Short exercise — Start at the line where "Reproduce this diagram with TikZ." appears and end at the line where "(c) -- (right);" appears; repeat those lines exactly, both ends included, leaving pictures behind.
* start Records to process *
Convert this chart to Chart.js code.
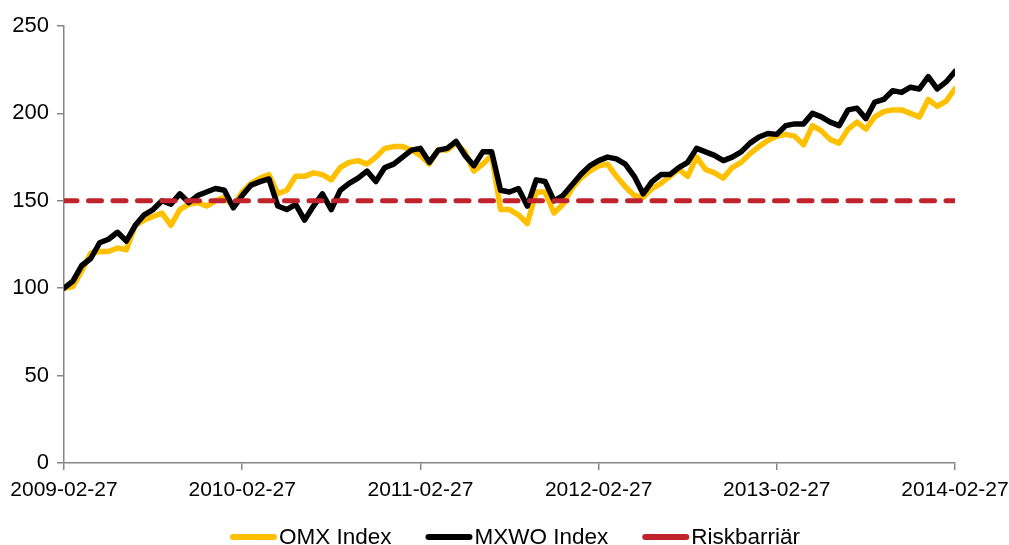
<!DOCTYPE html>
<html>
<head>
<meta charset="utf-8">
<script src="https://cdn.jsdelivr.net/npm/chart.js@4"></script>
<style>
  html, body { margin: 0; padding: 0; background: #fff; }
  #caja { width: 1009px; height: 545px; }
</style>
</head>
<body>
<div id="caja"><canvas id="myChart" width="1009" height="545"></canvas></div>
<script>
// datum på x-axeln (ett per år)
const tickDatum = ["2009-02-27", "2010-02-27", "2011-02-27", "2012-02-27", "2013-02-27", "2014-02-27"];

// indexnivåer, ungefär var 18:e handelsdag (20 punkter per år)
const omx = [
  100, 101, 110, 120, 121, 121, 123, 122, 136, 139,
  141, 143, 136, 145, 148, 149, 147, 150, 152, 147,
  155, 160, 163, 165, 154, 156, 164, 164, 166, 165,
  162, 169, 172, 173, 171, 175, 180, 181, 181, 179,
  176, 171, 179, 179, 183, 178, 167, 171, 176, 145,
  145, 142, 137, 155, 155, 143, 148, 157, 163, 167,
  170, 171, 164, 158, 153, 152, 157, 160, 164, 168,
  164, 175, 168, 166, 163, 169, 172, 177, 181, 184.5,
  187, 188, 187, 182, 193, 190, 185, 183, 191, 195,
  191, 198, 201, 202, 202, 200, 198, 208, 204, 207,
  214
];

const mxwo = [
  100, 104, 113, 117, 126, 128, 132, 127, 136, 142,
  145, 150, 148, 154, 149, 153, 155, 157, 156, 146,
  153, 159, 161, 162.5, 147, 145, 148, 139, 147, 154,
  145, 156, 160, 163, 167, 161, 169, 171, 175, 179,
  180, 172, 179, 180, 184, 176, 170, 178, 178, 156,
  155, 157, 147, 162, 161, 150, 153, 159, 165, 170,
  173, 175, 174, 171, 164, 154, 161, 165, 165, 169,
  172, 180, 178, 176, 173, 175, 178, 183, 186.5, 188.5,
  188, 193, 194, 194, 200, 198, 195, 193, 202, 203,
  197, 206.5, 208, 213, 212, 215, 214, 221, 214, 218,
  224
];

const riskbarriar = 150;

const yTicks = [0, 50, 100, 150, 200, 250];

function punkter(values) {
  return values.map((v, i) => ({ x: i, y: v }));
}

const sista = omx.length - 1;
const typsnitt = "Arial, 'Liberation Sans', sans-serif";

// egen legend: kort linje tätt intill texten, som i Excel
const egenLegend = {
  id: "egenLegend",
  afterDraw(chart) {
    const c = chart.ctx;
    const ds = chart.data.datasets;
    const boxW = 47, boxH = 6, glapp = 2, mellan = 34;
    c.save();
    c.font = "22.5px " + typsnitt;
    c.textBaseline = "middle";
    const bredd = ds.map((d) => boxW + glapp + c.measureText(d.label).width);
    const total = bredd.reduce((a, b) => a + b, 0) + mellan * (ds.length - 1);
    let x = 515 - total / 2;
    const y = 537;
    ds.forEach((d, i) => {
      c.fillStyle = d.borderColor;
      c.beginPath();
      c.roundRect(x, y - boxH / 2, boxW, boxH, boxH / 2);
      c.fill();
      c.fillStyle = "#000";
      c.fillText(d.label, x + boxW + glapp, y + 1);
      x += bredd[i] + mellan;
    });
    c.restore();
  },
};

const ctx = document.getElementById("myChart").getContext("2d");

new Chart(ctx, {
  type: "line",
  data: {
    datasets: [
      {
        label: "OMX Index",
        data: punkter(omx),
        borderColor: "#FFC000",
        borderWidth: 5.5,
        borderJoinStyle: "round",
        borderCapStyle: "round",
        pointRadius: 0,
        tension: 0,
        order: 3,
      },
      {
        label: "MXWO Index",
        data: punkter(mxwo),
        borderColor: "#000000",
        borderWidth: 5.5,
        borderJoinStyle: "round",
        borderCapStyle: "round",
        pointRadius: 0,
        tension: 0,
        order: 2,
      },
      {
        label: "Riskbarriär",
        data: [{ x: 0, y: riskbarriar }, { x: sista, y: riskbarriar }],
        borderColor: "#C0232C",
        borderWidth: 5,
        borderDash: [13, 11.5],
        borderCapStyle: "round",
        pointRadius: 0,
        order: 1,
      },
    ],
  },
  options: {
    responsive: false,
    animation: false,
    devicePixelRatio: 1,
    layout: { padding: { top: 26, right: 54, left: 0, bottom: 0 } },
    plugins: {
      tooltip: { enabled: false },
      legend: { display: false },
    },
    scales: {
      x: {
        type: "linear",
        min: 0,
        max: sista,
        afterBuildTicks: (scale) => {
          scale.ticks = tickDatum.map((d, i) => ({ value: (i * sista) / (tickDatum.length - 1) }));
        },
        afterFit: (scale) => {
          scale.height = 82;
          scale.paddingLeft = 0;
          scale.paddingRight = 0;
        },
        ticks: {
          font: { family: typsnitt, size: 21 },
          color: "#000",
          padding: 8,
          maxRotation: 0,
          autoSkip: false,
          callback: (value, index) => tickDatum[index],
        },
        grid: { drawOnChartArea: false, drawTicks: true, tickLength: 7, color: "#868686", lineWidth: 1.5 },
        border: { color: "#868686", width: 1.5 },
      },
      y: {
        min: 0,
        max: 250,
        afterBuildTicks: (scale) => {
          scale.ticks = yTicks.map((v) => ({ value: v }));
        },
        afterFit: (scale) => {
          scale.width = 64;
        },
        ticks: { font: { family: typsnitt, size: 22 }, color: "#000", padding: 8 },
        grid: { drawOnChartArea: false, drawTicks: true, tickLength: 7, color: "#868686", lineWidth: 1.5 },
        border: { color: "#868686", width: 1.5 },
      },
    },
  },
  plugins: [egenLegend],
});
</script>
</body>
</html>
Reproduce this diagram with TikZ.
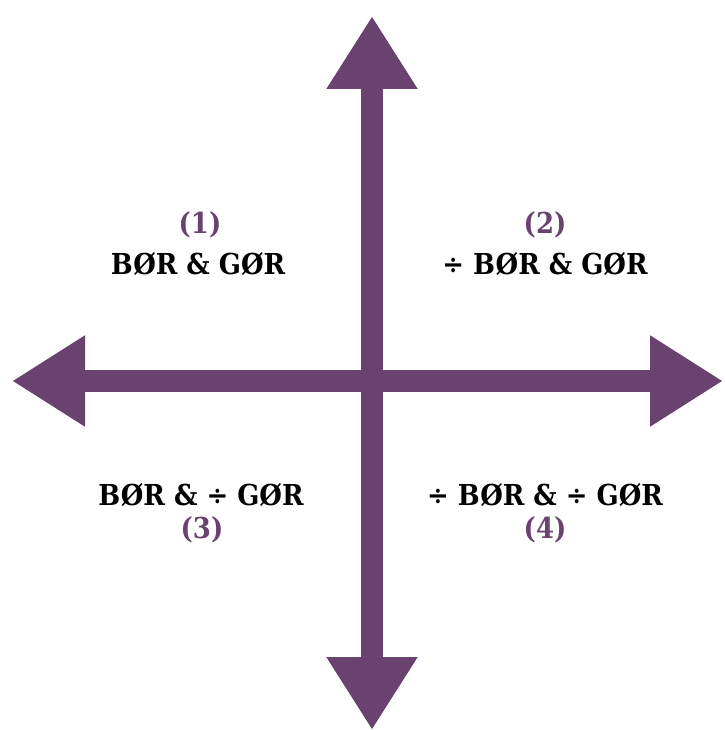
\documentclass[tikz,border=0pt]{standalone}
\usepackage{fontspec}
\setmainfont{DejaVu Serif Condensed}
\usetikzlibrary{arrows.meta}
\definecolor{axispurple}{HTML}{69426F}

\begin{document}
\begin{tikzpicture}[x=0.1mm,y=-0.1mm,
	axis/.style={draw=axispurple,line width=2.2mm,-{Triangle[length=7.3mm,width=8.6mm]}},
	quad/.style={font=\fontsize{8.2}{10}\selectfont\bfseries,text=black,inner sep=0pt},
	num/.style={font=\fontsize{8.2}{10}\selectfont\bfseries,text=axispurple,inner sep=0pt}]
	\useasboundingbox (0,0) rectangle (724,731);

	\coordinate (c) at (372,381);
	\coordinate (top) at (372,16);
	\coordinate (bottom) at (372,730);
	\coordinate (left) at (12,381);
	\coordinate (right) at (723,381);

	\draw[axis] (c) -- (top);
	\draw[axis] (c) -- (bottom);
	\draw[axis] (c) -- (left);
	\draw[axis] (c) -- (right);

	\node[num] (n1) at (200,225) {(1)};
	\node[quad] (q1) at (198,264) {BØR \& GØR};
	\node[num] (n2) at (545,225) {(2)};
	\node[quad] (q2) at (545,264) {÷ BØR \& GØR};
	\node[quad] (q3) at (201,495) {BØR \& ÷ GØR};
	\node[num] (n3) at (202,530) {(3)};
	\node[quad] (q4) at (545,495) {÷ BØR \& ÷ GØR};
	\node[num] (n4) at (545,530) {(4)};
\end{tikzpicture}
\end{document}
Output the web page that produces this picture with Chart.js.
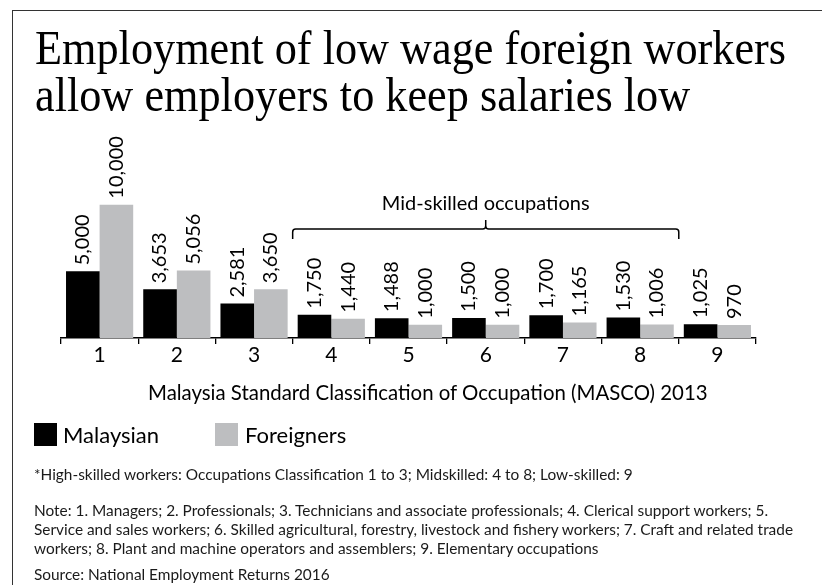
* end Records to process *
Solution to this problem —
Reproduce this diagram with TikZ.
\documentclass[tikz,border=0pt]{standalone}
\usepackage{fontspec}
\setmainfont{DejaVu Serif Condensed}
\usetikzlibrary{arrows.meta}
\definecolor{axispurple}{HTML}{69426F}

\begin{document}
\begin{tikzpicture}[x=0.1mm,y=-0.1mm,
	axis/.style={draw=axispurple,line width=2.2mm,-{Triangle[length=7.3mm,width=8.6mm]}},
	quad/.style={font=\fontsize{8.2}{10}\selectfont\bfseries,text=black,inner sep=0pt},
	num/.style={font=\fontsize{8.2}{10}\selectfont\bfseries,text=axispurple,inner sep=0pt}]
	\useasboundingbox (0,0) rectangle (724,731);

	\coordinate (c) at (372,381);
	\coordinate (top) at (372,16);
	\coordinate (bottom) at (372,730);
	\coordinate (left) at (12,381);
	\coordinate (right) at (723,381);

	\draw[axis] (c) -- (top);
	\draw[axis] (c) -- (bottom);
	\draw[axis] (c) -- (left);
	\draw[axis] (c) -- (right);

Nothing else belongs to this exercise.